● Items
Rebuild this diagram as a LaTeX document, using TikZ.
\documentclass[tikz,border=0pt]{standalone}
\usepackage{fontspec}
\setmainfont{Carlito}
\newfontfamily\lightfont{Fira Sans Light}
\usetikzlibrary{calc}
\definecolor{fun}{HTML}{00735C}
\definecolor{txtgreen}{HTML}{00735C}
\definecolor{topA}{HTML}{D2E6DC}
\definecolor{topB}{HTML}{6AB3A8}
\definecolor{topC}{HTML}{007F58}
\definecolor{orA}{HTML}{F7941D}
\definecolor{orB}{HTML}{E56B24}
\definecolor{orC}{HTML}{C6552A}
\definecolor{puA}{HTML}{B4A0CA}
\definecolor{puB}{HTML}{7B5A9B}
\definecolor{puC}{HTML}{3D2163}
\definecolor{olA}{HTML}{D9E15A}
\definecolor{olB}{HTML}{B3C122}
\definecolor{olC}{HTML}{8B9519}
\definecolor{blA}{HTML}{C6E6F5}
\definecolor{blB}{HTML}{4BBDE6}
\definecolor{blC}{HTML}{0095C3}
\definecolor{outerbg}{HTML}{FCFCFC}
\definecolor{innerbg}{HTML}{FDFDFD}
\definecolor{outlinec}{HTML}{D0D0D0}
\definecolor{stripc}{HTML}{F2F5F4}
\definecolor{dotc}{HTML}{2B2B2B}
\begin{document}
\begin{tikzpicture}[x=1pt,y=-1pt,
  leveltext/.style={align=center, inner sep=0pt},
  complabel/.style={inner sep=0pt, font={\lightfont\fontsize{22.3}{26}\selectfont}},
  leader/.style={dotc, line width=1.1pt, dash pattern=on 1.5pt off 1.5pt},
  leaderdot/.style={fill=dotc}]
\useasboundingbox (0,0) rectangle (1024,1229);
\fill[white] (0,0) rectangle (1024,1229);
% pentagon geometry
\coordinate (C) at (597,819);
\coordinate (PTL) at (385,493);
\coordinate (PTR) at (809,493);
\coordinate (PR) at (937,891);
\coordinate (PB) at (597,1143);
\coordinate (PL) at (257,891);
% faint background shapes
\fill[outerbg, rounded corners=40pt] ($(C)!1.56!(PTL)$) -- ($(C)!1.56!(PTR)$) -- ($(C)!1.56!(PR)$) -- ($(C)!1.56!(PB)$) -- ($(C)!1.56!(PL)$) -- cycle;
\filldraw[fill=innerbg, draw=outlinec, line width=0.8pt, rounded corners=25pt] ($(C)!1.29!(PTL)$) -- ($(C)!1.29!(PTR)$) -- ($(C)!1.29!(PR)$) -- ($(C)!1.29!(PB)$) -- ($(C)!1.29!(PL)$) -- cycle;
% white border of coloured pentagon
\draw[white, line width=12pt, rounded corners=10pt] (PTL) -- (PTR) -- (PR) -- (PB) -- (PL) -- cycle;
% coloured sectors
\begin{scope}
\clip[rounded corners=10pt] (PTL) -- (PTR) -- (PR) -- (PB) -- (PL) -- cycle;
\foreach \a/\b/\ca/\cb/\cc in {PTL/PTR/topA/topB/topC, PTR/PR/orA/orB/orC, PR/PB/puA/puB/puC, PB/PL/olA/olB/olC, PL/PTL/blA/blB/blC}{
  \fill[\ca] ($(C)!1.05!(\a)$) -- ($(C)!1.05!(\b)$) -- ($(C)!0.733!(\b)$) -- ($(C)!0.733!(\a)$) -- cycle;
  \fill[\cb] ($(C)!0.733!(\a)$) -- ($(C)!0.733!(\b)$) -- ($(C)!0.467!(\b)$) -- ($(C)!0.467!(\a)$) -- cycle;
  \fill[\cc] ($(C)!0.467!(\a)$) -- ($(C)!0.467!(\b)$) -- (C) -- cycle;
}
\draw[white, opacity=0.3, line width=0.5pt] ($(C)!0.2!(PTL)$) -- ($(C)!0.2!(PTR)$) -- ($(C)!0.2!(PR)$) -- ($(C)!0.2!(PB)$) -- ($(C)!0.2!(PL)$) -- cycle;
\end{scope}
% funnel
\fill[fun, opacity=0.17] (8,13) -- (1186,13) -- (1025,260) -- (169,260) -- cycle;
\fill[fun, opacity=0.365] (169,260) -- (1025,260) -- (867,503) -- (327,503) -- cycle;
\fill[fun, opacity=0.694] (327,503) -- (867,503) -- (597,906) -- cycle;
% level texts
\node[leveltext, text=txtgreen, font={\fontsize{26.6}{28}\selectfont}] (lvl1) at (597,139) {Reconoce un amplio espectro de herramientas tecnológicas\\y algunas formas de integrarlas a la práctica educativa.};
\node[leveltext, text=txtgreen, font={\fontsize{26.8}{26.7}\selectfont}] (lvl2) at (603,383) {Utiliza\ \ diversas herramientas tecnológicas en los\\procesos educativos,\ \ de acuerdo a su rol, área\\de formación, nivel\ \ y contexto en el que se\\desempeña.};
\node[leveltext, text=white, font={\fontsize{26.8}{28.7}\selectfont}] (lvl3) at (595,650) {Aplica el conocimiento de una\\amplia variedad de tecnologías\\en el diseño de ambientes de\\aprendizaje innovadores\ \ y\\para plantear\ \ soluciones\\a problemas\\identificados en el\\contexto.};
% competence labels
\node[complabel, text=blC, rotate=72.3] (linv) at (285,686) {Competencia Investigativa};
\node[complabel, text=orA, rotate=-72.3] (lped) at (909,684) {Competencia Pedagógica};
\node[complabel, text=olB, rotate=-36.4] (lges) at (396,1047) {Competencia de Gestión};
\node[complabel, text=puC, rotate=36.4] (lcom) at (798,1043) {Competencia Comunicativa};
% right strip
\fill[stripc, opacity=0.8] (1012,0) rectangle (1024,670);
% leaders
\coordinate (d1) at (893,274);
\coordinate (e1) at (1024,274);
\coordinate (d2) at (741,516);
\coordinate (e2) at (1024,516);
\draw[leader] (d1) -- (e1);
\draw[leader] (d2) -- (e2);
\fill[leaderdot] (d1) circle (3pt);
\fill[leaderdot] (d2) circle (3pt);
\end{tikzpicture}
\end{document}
* * *
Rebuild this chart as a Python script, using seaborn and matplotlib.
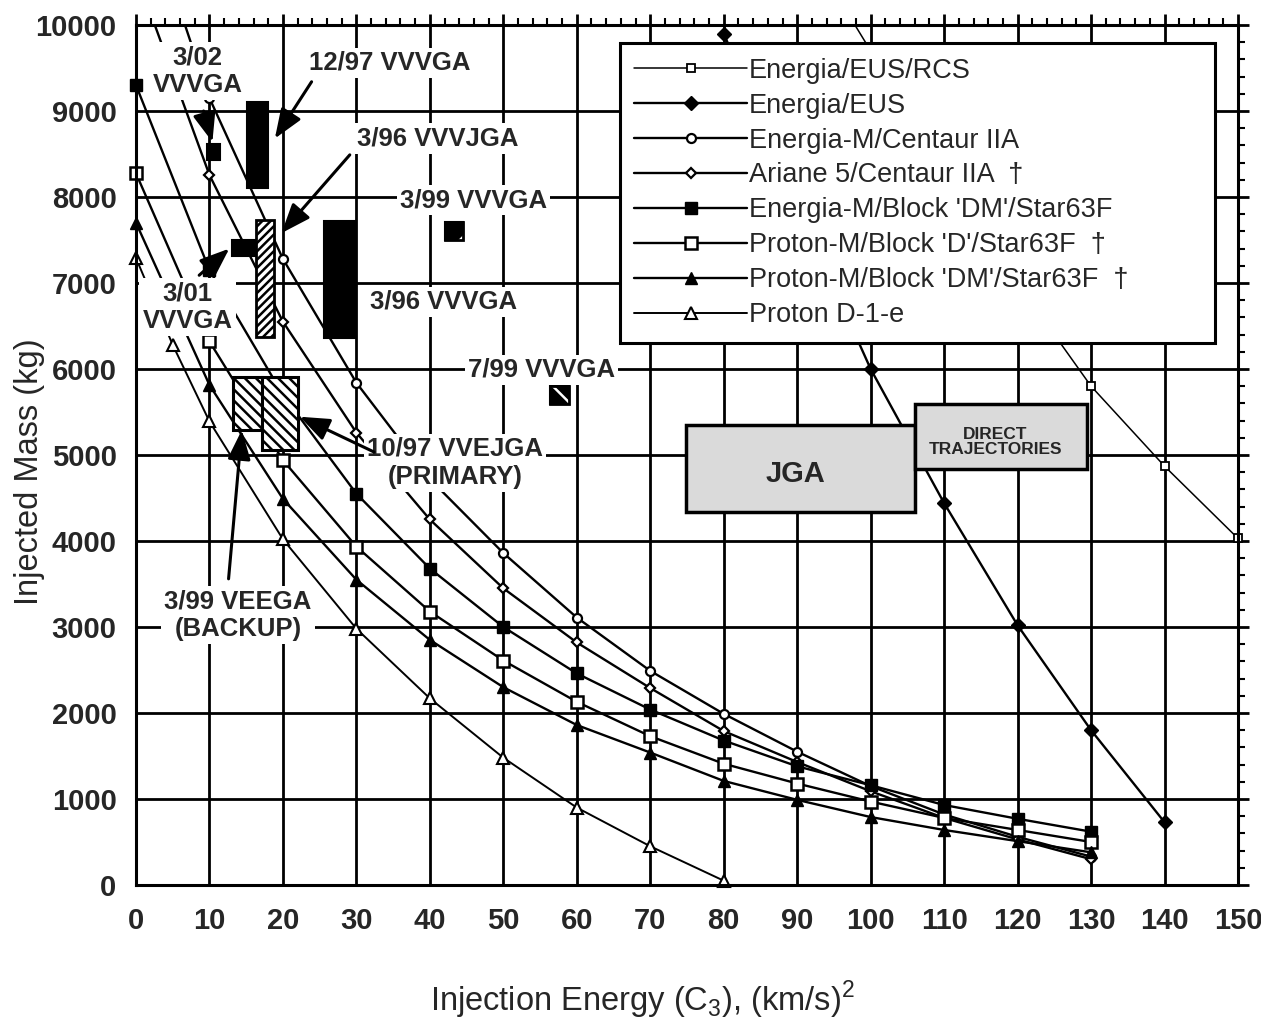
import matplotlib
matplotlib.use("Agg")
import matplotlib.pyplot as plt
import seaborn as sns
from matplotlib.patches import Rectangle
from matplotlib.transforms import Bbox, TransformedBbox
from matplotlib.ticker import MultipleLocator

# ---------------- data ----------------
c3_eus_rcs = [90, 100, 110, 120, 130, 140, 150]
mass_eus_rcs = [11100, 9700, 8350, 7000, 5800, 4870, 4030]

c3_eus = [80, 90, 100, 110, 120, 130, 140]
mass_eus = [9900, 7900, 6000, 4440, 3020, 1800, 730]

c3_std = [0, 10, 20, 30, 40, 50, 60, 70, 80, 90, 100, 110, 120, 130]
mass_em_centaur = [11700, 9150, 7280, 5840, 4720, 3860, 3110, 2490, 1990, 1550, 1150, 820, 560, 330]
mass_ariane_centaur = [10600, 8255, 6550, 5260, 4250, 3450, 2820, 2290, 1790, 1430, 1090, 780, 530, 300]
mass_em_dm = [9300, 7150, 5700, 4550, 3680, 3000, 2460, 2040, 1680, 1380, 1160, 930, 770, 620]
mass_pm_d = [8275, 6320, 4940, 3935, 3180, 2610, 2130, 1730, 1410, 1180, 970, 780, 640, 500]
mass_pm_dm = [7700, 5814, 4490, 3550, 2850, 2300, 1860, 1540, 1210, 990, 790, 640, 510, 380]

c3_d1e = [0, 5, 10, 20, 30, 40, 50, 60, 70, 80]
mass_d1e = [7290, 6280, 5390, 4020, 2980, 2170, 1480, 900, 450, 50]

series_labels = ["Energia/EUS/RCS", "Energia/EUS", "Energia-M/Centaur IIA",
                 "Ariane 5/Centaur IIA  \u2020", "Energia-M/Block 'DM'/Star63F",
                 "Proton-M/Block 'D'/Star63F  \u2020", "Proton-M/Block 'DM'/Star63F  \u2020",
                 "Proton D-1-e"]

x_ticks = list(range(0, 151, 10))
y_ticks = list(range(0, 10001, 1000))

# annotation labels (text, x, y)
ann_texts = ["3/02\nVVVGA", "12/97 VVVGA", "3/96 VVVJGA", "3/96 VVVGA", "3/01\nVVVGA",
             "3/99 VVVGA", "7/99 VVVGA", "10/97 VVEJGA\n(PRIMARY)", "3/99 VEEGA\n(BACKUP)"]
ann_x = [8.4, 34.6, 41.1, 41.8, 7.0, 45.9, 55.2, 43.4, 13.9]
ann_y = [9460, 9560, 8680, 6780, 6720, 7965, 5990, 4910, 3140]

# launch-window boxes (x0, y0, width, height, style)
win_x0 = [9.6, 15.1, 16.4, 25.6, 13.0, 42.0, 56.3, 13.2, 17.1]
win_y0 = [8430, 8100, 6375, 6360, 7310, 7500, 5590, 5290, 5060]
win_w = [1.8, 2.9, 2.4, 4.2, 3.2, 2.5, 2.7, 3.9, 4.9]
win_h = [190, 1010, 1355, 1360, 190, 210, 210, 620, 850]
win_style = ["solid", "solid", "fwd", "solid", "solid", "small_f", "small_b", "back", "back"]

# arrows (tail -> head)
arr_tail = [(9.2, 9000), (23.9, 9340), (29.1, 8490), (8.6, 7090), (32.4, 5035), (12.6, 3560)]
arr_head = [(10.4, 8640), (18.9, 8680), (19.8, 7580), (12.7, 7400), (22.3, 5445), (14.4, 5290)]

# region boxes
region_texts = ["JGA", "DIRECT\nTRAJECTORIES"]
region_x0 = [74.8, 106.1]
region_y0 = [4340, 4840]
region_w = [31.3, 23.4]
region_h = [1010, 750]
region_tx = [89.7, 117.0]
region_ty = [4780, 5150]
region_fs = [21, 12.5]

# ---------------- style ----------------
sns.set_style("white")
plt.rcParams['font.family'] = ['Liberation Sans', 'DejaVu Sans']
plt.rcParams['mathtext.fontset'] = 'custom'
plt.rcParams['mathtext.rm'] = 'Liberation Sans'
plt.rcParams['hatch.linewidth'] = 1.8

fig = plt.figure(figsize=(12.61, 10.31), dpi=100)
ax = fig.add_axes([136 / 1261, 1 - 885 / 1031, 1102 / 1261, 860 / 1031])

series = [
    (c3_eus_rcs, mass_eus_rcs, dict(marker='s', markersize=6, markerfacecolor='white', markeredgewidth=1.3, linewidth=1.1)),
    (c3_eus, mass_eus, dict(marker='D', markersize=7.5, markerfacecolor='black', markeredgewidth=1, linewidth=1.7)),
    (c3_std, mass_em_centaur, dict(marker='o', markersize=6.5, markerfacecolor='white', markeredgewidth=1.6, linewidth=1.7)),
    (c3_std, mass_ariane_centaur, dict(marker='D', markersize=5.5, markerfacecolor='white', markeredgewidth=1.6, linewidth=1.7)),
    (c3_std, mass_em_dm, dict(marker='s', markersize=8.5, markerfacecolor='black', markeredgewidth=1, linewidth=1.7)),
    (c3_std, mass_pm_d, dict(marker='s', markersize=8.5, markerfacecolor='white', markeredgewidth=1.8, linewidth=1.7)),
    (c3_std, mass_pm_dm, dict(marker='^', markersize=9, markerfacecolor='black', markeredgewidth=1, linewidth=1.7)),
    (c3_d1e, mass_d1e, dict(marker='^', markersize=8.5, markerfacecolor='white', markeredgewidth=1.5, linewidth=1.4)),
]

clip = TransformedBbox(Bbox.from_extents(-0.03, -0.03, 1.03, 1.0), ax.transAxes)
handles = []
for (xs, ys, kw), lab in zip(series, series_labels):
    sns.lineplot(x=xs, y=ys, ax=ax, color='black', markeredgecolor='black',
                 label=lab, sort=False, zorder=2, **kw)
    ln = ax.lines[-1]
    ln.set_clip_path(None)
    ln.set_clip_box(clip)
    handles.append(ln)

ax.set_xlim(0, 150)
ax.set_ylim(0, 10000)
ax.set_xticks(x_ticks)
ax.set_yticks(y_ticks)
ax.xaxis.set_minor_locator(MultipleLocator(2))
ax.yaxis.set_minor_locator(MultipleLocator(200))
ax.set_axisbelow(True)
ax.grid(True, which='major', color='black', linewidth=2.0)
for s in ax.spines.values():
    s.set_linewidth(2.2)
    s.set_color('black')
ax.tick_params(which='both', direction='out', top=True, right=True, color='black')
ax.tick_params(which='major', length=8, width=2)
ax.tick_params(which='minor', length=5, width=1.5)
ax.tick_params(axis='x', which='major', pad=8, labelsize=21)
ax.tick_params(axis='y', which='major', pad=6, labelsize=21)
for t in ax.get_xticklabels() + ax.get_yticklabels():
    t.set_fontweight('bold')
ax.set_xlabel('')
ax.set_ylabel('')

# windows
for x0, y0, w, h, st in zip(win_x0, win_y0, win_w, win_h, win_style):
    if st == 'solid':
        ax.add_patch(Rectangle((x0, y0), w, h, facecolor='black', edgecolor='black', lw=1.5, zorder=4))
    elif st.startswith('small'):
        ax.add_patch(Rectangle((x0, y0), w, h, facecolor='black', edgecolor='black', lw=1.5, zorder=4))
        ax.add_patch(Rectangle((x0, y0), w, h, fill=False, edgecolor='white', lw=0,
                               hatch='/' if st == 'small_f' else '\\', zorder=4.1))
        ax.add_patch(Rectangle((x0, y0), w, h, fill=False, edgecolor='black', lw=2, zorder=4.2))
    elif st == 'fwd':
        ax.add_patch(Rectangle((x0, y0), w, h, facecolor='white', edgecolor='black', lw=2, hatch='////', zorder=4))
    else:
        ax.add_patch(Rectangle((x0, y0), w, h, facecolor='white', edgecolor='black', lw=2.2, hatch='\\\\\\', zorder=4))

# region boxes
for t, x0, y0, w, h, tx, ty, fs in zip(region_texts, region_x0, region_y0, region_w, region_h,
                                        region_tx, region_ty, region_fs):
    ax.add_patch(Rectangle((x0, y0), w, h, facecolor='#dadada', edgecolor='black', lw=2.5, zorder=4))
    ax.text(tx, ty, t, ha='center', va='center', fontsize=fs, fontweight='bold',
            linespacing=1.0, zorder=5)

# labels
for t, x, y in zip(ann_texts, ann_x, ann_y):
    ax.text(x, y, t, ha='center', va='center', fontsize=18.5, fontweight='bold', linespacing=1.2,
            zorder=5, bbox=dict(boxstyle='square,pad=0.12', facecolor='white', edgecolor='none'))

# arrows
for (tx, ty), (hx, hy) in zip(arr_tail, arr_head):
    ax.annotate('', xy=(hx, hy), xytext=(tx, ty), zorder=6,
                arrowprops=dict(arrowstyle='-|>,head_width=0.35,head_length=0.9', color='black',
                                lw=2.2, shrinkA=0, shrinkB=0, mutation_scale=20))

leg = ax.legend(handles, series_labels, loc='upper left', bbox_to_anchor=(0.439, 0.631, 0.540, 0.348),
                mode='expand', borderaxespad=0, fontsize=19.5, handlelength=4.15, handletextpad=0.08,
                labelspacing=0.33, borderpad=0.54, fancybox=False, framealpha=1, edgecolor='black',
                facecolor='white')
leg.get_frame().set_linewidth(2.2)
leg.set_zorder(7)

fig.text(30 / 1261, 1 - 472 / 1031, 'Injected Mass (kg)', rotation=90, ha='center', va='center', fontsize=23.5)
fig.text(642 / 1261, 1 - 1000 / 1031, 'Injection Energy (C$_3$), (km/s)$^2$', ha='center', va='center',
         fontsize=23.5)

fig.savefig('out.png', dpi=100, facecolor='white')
...
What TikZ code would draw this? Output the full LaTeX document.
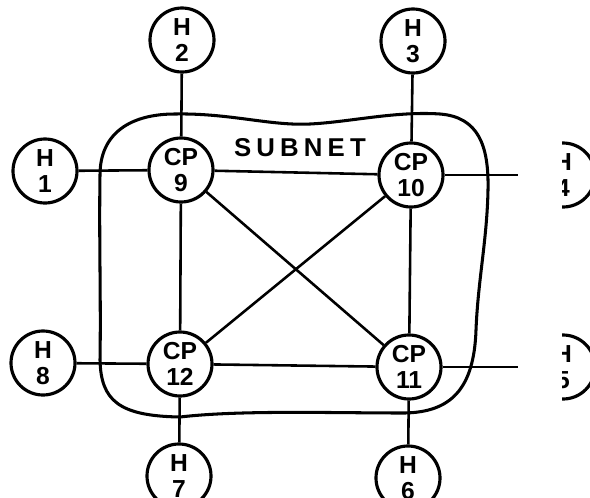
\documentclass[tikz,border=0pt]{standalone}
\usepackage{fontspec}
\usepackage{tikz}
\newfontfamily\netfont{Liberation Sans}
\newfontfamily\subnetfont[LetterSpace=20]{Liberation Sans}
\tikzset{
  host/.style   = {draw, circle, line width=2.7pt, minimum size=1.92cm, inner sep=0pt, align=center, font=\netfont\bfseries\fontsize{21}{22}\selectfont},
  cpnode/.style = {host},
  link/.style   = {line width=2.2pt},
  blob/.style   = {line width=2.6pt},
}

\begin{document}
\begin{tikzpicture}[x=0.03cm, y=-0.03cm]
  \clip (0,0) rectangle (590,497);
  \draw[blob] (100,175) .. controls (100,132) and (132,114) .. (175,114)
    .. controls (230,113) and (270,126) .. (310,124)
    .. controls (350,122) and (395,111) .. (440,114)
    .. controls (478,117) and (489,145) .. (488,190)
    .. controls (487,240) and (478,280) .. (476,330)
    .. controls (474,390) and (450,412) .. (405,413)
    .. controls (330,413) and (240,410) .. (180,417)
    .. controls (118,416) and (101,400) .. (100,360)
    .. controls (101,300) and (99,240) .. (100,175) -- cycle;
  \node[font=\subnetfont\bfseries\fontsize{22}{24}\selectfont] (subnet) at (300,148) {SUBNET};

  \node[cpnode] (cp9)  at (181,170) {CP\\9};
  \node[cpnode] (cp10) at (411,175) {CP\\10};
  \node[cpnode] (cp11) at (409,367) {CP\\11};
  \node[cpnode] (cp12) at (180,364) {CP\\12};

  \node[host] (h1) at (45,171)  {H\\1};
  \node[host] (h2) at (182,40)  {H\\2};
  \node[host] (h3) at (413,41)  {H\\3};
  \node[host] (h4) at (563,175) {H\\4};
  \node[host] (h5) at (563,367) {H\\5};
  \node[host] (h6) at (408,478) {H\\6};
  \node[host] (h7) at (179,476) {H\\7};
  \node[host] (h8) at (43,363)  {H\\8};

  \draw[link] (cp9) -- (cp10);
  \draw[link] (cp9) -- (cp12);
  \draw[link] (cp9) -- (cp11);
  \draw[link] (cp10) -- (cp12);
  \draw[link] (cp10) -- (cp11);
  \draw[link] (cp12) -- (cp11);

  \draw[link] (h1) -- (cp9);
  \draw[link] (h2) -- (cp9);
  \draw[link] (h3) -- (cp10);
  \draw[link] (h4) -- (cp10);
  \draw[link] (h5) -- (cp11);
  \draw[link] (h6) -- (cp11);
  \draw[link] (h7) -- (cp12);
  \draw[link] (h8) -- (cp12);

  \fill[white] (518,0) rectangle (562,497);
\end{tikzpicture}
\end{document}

● Objective
Pull out each line of the entries that contains "this".

● Reply to the task
Rebuild this diagram as a LaTeX document, using TikZ.
Rebuild this chart as a Python script, using seaborn and matplotlib.
What TikZ code would draw this? Output the full LaTeX document.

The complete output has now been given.